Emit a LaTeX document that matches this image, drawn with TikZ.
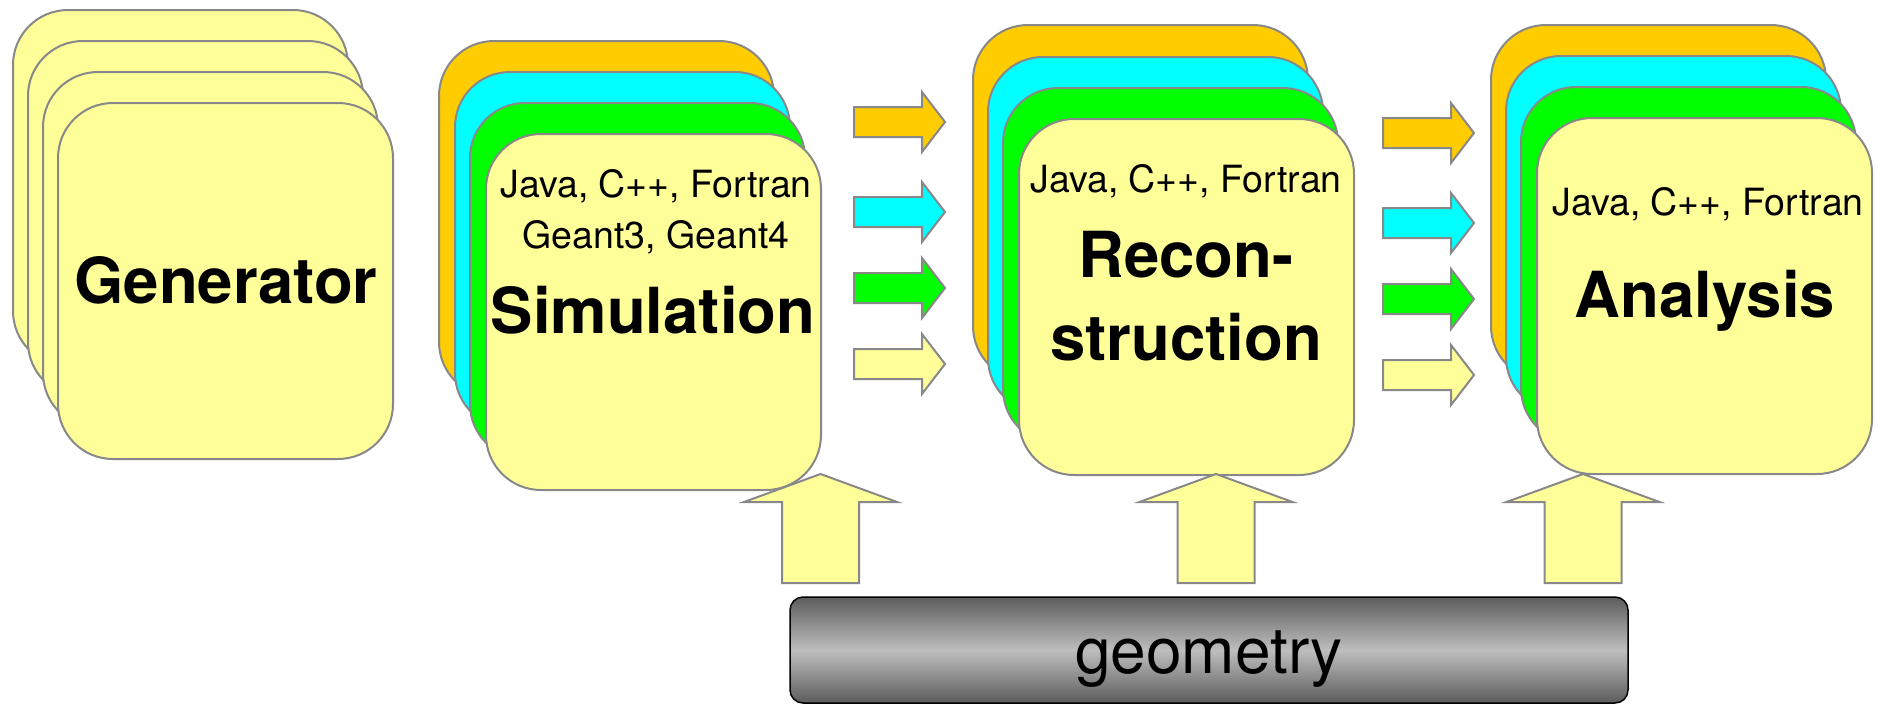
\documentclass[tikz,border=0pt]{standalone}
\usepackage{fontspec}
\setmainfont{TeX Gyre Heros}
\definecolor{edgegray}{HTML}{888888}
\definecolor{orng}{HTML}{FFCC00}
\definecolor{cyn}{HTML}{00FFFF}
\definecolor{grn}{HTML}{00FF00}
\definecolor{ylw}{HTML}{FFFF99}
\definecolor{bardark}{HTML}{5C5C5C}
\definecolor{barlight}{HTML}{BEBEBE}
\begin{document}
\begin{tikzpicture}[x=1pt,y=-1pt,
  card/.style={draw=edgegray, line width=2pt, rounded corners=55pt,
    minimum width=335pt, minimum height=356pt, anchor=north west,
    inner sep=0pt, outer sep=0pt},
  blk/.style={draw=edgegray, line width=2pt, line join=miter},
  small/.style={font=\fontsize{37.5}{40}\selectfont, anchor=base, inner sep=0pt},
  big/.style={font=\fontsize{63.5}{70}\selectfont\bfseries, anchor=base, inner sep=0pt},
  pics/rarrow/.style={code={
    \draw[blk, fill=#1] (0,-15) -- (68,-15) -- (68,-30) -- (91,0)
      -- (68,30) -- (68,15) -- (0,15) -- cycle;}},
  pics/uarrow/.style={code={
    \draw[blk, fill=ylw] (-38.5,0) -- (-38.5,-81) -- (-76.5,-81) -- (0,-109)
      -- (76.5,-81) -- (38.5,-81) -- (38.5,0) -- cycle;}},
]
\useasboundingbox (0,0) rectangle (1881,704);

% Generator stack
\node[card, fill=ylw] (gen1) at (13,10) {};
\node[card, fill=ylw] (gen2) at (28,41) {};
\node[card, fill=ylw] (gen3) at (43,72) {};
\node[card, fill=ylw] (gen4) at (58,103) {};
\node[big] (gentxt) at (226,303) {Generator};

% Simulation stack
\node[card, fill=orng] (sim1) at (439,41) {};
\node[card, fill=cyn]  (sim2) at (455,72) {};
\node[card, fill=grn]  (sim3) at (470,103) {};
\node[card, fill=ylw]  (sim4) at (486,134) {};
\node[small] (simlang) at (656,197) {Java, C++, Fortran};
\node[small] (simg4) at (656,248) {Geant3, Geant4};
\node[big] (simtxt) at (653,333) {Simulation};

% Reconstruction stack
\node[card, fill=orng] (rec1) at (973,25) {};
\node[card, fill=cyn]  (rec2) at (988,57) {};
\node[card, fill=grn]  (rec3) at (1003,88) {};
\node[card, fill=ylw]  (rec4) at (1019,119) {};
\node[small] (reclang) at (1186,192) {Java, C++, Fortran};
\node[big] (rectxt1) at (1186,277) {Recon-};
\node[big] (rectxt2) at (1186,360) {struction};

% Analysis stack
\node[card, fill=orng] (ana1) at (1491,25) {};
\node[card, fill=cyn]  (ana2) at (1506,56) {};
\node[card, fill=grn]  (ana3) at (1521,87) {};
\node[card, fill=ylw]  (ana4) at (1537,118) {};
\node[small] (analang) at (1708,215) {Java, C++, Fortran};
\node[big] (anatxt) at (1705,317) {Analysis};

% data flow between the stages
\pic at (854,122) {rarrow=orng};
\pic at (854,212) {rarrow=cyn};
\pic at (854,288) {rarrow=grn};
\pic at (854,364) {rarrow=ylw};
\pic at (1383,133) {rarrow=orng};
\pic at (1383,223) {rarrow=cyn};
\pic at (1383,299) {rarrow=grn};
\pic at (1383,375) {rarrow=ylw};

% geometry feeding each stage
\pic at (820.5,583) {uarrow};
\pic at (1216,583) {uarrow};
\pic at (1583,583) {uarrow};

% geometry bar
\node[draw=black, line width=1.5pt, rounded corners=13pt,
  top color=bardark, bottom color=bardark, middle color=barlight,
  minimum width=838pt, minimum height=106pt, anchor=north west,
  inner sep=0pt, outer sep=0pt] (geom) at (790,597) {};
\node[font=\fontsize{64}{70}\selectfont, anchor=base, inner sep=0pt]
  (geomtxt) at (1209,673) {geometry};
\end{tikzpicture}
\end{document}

SET PROBLEM: Replicate the material above verbatim; images stay out of the copy.

THE SOLUTION:
Emit a LaTeX document that matches this image, drawn with TikZ.
\documentclass[tikz,border=0pt]{standalone}
\usepackage{fontspec}
\setmainfont{TeX Gyre Heros}
\definecolor{edgegray}{HTML}{888888}
\definecolor{orng}{HTML}{FFCC00}
\definecolor{cyn}{HTML}{00FFFF}
\definecolor{grn}{HTML}{00FF00}
\definecolor{ylw}{HTML}{FFFF99}
\definecolor{bardark}{HTML}{5C5C5C}
\definecolor{barlight}{HTML}{BEBEBE}
\begin{document}
\begin{tikzpicture}[x=1pt,y=-1pt,
  card/.style={draw=edgegray, line width=2pt, rounded corners=55pt,
    minimum width=335pt, minimum height=356pt, anchor=north west,
    inner sep=0pt, outer sep=0pt},
  blk/.style={draw=edgegray, line width=2pt, line join=miter},
  small/.style={font=\fontsize{37.5}{40}\selectfont, anchor=base, inner sep=0pt},
  big/.style={font=\fontsize{63.5}{70}\selectfont\bfseries, anchor=base, inner sep=0pt},
  pics/rarrow/.style={code={
    \draw[blk, fill=#1] (0,-15) -- (68,-15) -- (68,-30) -- (91,0)
      -- (68,30) -- (68,15) -- (0,15) -- cycle;}},
  pics/uarrow/.style={code={
    \draw[blk, fill=ylw] (-38.5,0) -- (-38.5,-81) -- (-76.5,-81) -- (0,-109)
      -- (76.5,-81) -- (38.5,-81) -- (38.5,0) -- cycle;}},
]
\useasboundingbox (0,0) rectangle (1881,704);

% Generator stack
\node[card, fill=ylw] (gen1) at (13,10) {};
\node[card, fill=ylw] (gen2) at (28,41) {};
\node[card, fill=ylw] (gen3) at (43,72) {};
\node[card, fill=ylw] (gen4) at (58,103) {};
\node[big] (gentxt) at (226,303) {Generator};

% Simulation stack
\node[card, fill=orng] (sim1) at (439,41) {};
\node[card, fill=cyn]  (sim2) at (455,72) {};
\node[card, fill=grn]  (sim3) at (470,103) {};
\node[card, fill=ylw]  (sim4) at (486,134) {};
\node[small] (simlang) at (656,197) {Java, C++, Fortran};
\node[small] (simg4) at (656,248) {Geant3, Geant4};
\node[big] (simtxt) at (653,333) {Simulation};

% Reconstruction stack
\node[card, fill=orng] (rec1) at (973,25) {};
\node[card, fill=cyn]  (rec2) at (988,57) {};
\node[card, fill=grn]  (rec3) at (1003,88) {};
\node[card, fill=ylw]  (rec4) at (1019,119) {};
\node[small] (reclang) at (1186,192) {Java, C++, Fortran};
\node[big] (rectxt1) at (1186,277) {Recon-};
\node[big] (rectxt2) at (1186,360) {struction};

% Analysis stack
\node[card, fill=orng] (ana1) at (1491,25) {};
\node[card, fill=cyn]  (ana2) at (1506,56) {};
\node[card, fill=grn]  (ana3) at (1521,87) {};
\node[card, fill=ylw]  (ana4) at (1537,118) {};
\node[small] (analang) at (1708,215) {Java, C++, Fortran};
\node[big] (anatxt) at (1705,317) {Analysis};

% data flow between the stages
\pic at (854,122) {rarrow=orng};
\pic at (854,212) {rarrow=cyn};
\pic at (854,288) {rarrow=grn};
\pic at (854,364) {rarrow=ylw};
\pic at (1383,133) {rarrow=orng};
\pic at (1383,223) {rarrow=cyn};
\pic at (1383,299) {rarrow=grn};
\pic at (1383,375) {rarrow=ylw};

% geometry feeding each stage
\pic at (820.5,583) {uarrow};
\pic at (1216,583) {uarrow};
\pic at (1583,583) {uarrow};

% geometry bar
\node[draw=black, line width=1.5pt, rounded corners=13pt,
  top color=bardark, bottom color=bardark, middle color=barlight,
  minimum width=838pt, minimum height=106pt, anchor=north west,
  inner sep=0pt, outer sep=0pt] (geom) at (790,597) {};
\node[font=\fontsize{64}{70}\selectfont, anchor=base, inner sep=0pt]
  (geomtxt) at (1209,673) {geometry};
\end{tikzpicture}
\end{document}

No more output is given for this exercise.